## BEGIN
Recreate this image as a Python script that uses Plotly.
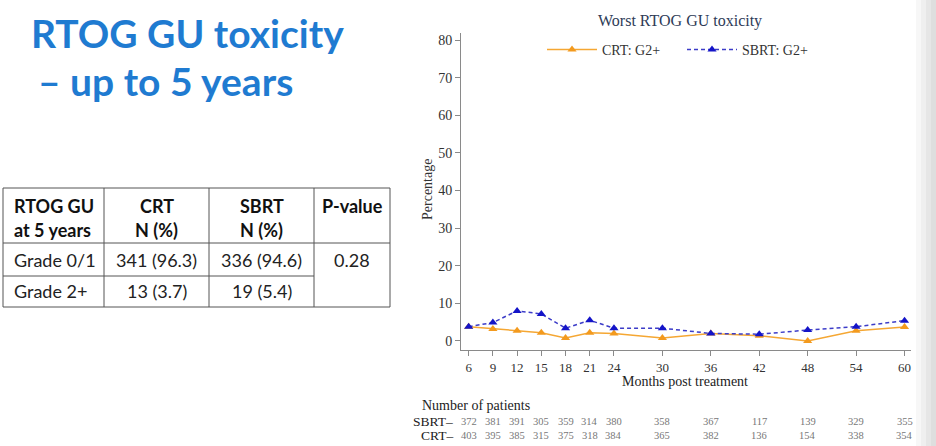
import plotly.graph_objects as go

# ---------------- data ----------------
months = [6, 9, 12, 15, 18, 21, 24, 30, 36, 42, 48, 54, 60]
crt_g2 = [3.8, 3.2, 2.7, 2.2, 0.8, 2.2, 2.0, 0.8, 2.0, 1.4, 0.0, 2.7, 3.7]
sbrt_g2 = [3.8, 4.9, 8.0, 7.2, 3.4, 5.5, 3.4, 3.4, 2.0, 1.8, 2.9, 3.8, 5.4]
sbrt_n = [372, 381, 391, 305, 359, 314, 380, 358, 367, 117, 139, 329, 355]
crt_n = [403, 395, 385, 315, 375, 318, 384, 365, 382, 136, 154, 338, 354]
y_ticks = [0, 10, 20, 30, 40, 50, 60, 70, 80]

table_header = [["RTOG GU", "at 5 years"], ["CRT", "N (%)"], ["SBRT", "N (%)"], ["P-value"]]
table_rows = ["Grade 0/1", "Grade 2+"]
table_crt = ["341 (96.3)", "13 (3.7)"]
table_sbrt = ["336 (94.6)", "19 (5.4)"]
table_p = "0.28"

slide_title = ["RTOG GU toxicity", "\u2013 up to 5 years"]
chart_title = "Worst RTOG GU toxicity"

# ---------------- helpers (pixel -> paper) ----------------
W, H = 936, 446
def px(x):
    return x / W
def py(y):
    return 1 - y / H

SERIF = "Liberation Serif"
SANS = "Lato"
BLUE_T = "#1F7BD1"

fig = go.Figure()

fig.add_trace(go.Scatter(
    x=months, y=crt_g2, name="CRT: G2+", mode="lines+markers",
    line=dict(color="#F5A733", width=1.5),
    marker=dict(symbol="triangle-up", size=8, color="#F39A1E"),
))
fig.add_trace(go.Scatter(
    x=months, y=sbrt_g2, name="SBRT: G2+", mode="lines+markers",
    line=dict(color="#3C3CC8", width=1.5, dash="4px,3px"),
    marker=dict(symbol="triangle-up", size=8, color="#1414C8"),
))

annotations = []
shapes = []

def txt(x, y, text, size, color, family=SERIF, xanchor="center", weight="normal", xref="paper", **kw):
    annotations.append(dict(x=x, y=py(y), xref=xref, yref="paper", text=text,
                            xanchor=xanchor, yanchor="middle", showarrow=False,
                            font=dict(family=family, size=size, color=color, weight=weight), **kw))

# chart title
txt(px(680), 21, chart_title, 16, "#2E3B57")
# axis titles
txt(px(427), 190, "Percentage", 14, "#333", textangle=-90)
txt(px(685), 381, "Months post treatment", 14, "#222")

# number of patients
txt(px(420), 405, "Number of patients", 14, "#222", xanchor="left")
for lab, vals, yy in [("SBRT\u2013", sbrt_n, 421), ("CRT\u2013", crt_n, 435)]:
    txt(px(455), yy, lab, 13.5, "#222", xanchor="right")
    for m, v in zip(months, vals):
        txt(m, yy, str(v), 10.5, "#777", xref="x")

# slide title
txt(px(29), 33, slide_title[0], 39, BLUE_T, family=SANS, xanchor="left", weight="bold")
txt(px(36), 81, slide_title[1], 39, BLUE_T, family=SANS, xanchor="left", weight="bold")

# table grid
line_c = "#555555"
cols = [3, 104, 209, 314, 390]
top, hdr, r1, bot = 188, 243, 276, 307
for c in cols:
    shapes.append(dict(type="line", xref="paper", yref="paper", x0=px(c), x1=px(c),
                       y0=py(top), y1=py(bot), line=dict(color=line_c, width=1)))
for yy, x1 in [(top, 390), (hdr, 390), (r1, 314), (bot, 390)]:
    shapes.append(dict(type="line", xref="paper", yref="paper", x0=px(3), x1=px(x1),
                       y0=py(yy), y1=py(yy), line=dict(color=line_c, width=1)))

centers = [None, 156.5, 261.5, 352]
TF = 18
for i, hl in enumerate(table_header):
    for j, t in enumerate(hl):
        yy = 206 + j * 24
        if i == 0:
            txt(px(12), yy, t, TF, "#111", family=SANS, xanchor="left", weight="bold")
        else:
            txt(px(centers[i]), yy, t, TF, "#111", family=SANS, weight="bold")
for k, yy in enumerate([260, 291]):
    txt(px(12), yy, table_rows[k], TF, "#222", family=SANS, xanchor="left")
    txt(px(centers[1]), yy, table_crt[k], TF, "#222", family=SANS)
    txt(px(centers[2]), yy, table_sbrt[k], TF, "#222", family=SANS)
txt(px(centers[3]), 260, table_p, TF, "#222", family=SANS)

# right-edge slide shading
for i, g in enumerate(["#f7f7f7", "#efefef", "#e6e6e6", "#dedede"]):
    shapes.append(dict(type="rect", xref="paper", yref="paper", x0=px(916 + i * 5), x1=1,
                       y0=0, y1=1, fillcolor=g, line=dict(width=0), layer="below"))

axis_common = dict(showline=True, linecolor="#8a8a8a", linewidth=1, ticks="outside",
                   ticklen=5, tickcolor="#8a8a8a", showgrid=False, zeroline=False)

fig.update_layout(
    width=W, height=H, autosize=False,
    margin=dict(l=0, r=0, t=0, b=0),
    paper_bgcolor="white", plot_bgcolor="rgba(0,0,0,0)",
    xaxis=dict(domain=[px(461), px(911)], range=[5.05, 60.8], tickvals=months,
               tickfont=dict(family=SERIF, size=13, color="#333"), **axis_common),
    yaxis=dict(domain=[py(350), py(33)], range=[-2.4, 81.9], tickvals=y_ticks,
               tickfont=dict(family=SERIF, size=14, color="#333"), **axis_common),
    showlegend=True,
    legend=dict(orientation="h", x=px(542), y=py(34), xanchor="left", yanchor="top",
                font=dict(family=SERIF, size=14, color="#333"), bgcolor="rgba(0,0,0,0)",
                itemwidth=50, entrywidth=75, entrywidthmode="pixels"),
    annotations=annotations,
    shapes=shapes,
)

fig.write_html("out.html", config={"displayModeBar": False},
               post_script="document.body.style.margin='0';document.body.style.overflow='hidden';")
## END
Stated exercise
Set down again, exactly, the lines of the material above from its first line to the one with "y_ticks = [0, 10, 20, 30, 40, 50, 60, 70, 80]", inclusive. Leave the pictures out.

The response
Recreate this image as a Python script that uses Plotly.
import plotly.graph_objects as go

# ---------------- data ----------------
months = [6, 9, 12, 15, 18, 21, 24, 30, 36, 42, 48, 54, 60]
crt_g2 = [3.8, 3.2, 2.7, 2.2, 0.8, 2.2, 2.0, 0.8, 2.0, 1.4, 0.0, 2.7, 3.7]
sbrt_g2 = [3.8, 4.9, 8.0, 7.2, 3.4, 5.5, 3.4, 3.4, 2.0, 1.8, 2.9, 3.8, 5.4]
sbrt_n = [372, 381, 391, 305, 359, 314, 380, 358, 367, 117, 139, 329, 355]
crt_n = [403, 395, 385, 315, 375, 318, 384, 365, 382, 136, 154, 338, 354]
y_ticks = [0, 10, 20, 30, 40, 50, 60, 70, 80]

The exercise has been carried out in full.